**DATA LINES**
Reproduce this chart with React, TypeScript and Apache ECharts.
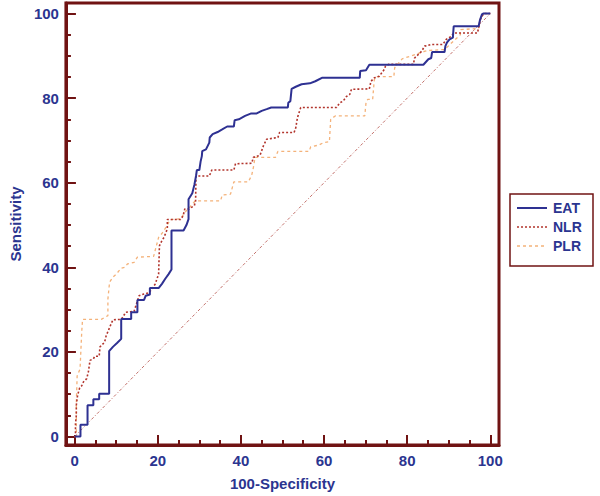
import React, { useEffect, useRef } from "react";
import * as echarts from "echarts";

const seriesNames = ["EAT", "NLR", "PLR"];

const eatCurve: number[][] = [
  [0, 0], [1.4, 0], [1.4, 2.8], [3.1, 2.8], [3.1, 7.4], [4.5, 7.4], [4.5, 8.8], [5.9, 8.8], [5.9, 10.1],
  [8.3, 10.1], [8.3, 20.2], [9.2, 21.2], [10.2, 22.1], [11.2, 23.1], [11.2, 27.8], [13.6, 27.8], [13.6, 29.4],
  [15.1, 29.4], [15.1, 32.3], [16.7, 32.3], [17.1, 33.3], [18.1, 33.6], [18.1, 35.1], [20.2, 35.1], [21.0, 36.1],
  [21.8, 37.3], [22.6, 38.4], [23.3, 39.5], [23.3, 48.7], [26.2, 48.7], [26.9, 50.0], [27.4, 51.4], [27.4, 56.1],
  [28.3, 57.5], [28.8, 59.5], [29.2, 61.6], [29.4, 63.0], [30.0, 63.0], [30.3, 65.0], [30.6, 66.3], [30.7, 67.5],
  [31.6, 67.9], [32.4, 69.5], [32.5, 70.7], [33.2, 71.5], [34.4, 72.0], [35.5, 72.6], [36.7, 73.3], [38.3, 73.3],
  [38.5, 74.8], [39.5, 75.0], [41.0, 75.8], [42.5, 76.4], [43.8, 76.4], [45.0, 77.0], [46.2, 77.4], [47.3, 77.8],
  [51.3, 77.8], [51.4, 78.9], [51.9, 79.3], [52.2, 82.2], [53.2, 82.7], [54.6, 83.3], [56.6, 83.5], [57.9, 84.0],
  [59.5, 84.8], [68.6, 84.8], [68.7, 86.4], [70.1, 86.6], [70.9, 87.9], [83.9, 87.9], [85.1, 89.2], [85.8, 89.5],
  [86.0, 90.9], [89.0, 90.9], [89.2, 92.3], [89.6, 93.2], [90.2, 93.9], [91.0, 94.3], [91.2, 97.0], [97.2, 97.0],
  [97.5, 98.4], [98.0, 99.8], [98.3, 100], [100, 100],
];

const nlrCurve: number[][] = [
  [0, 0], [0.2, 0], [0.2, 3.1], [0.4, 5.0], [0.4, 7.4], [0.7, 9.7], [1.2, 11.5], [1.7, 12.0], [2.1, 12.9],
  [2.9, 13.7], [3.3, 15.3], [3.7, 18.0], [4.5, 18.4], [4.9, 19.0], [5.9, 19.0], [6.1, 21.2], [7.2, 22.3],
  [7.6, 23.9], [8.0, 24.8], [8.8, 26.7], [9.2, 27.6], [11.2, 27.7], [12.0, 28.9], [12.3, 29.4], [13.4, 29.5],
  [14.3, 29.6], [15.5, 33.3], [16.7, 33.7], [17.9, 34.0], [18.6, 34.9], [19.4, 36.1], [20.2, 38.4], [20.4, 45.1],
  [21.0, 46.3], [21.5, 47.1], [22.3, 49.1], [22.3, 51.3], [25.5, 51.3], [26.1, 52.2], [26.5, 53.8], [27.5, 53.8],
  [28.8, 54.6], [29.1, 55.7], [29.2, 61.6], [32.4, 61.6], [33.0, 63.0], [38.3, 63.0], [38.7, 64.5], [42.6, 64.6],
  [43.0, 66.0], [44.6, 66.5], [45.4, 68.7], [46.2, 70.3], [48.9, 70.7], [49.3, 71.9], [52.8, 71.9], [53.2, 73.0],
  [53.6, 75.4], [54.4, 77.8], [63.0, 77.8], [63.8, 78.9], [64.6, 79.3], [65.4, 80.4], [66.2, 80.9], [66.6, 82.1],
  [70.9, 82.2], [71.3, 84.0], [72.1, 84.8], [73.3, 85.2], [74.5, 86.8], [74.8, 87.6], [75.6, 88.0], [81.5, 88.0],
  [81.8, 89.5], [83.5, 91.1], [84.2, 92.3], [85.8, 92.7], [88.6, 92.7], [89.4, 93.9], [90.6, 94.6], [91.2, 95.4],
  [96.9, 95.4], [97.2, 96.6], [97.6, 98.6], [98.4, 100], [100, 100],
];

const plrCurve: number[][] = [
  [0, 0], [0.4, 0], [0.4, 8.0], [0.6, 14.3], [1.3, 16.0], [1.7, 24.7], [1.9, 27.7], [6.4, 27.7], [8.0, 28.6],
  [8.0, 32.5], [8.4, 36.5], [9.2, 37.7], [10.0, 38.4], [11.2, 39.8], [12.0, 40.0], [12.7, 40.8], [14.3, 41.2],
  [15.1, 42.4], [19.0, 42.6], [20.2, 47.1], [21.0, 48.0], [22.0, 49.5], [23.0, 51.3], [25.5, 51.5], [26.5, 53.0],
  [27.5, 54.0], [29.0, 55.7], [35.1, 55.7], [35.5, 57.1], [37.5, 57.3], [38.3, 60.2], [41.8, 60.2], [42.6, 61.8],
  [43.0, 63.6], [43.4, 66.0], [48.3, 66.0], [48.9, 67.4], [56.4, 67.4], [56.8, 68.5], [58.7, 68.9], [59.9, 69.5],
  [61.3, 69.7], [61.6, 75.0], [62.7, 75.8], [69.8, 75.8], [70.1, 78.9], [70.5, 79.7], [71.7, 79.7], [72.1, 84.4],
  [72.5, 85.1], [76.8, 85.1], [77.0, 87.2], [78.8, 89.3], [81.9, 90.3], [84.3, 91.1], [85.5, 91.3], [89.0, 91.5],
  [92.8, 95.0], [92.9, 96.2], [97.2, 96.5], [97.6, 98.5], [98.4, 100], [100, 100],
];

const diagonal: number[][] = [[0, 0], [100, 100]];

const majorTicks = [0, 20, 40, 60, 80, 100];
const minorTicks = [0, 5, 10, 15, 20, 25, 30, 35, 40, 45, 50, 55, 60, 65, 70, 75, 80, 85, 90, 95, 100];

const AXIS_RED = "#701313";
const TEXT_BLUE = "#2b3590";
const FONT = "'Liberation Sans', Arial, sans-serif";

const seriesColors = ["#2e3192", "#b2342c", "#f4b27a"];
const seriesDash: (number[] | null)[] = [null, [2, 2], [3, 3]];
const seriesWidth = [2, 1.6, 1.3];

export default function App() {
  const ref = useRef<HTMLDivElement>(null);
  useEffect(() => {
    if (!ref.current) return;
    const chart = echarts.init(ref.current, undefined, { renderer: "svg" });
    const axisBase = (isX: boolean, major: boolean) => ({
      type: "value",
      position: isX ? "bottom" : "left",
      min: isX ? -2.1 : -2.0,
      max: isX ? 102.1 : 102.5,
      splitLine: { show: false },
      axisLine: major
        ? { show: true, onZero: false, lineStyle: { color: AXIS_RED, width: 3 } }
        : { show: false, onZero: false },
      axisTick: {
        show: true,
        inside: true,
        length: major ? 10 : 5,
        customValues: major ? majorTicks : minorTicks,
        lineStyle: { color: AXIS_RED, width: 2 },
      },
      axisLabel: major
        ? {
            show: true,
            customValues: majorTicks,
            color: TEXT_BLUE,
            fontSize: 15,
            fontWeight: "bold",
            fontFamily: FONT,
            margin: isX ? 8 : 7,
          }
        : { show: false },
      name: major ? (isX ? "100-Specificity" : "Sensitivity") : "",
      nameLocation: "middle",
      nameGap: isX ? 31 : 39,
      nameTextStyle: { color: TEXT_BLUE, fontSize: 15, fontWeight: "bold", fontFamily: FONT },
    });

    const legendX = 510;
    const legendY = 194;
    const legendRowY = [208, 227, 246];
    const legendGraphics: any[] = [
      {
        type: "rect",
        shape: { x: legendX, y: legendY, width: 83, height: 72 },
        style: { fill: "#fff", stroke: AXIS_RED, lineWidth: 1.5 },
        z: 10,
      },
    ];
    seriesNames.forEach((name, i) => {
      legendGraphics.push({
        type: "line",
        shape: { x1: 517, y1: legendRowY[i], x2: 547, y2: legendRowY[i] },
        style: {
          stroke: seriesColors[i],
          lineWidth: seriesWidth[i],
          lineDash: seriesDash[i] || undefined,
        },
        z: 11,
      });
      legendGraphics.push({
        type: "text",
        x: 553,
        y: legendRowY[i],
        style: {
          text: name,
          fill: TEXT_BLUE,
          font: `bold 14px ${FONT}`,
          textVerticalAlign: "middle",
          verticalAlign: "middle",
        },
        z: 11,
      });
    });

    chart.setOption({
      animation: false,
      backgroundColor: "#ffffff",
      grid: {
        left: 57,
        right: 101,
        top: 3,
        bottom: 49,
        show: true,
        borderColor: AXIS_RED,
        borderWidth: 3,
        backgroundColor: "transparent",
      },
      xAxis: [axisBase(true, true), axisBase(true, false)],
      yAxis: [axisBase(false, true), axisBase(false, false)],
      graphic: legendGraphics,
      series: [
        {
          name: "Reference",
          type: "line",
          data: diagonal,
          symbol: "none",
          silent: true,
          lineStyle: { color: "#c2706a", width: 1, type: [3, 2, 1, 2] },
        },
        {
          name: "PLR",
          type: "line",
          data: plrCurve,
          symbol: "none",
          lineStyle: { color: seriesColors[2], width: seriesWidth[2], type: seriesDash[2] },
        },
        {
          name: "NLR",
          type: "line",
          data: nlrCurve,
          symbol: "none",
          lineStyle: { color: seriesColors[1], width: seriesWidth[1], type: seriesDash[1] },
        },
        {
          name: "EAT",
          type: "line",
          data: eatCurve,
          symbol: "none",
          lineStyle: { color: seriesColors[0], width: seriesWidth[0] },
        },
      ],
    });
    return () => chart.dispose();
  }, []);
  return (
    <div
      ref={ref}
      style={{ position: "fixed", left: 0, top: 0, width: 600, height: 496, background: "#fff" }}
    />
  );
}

**GIVEN REQUEST**
Copy every single line of the material above that holds "React".

**THE COMPLETED TASK**
Reproduce this chart with React, TypeScript and Apache ECharts.
import React, { useEffect, useRef } from "react";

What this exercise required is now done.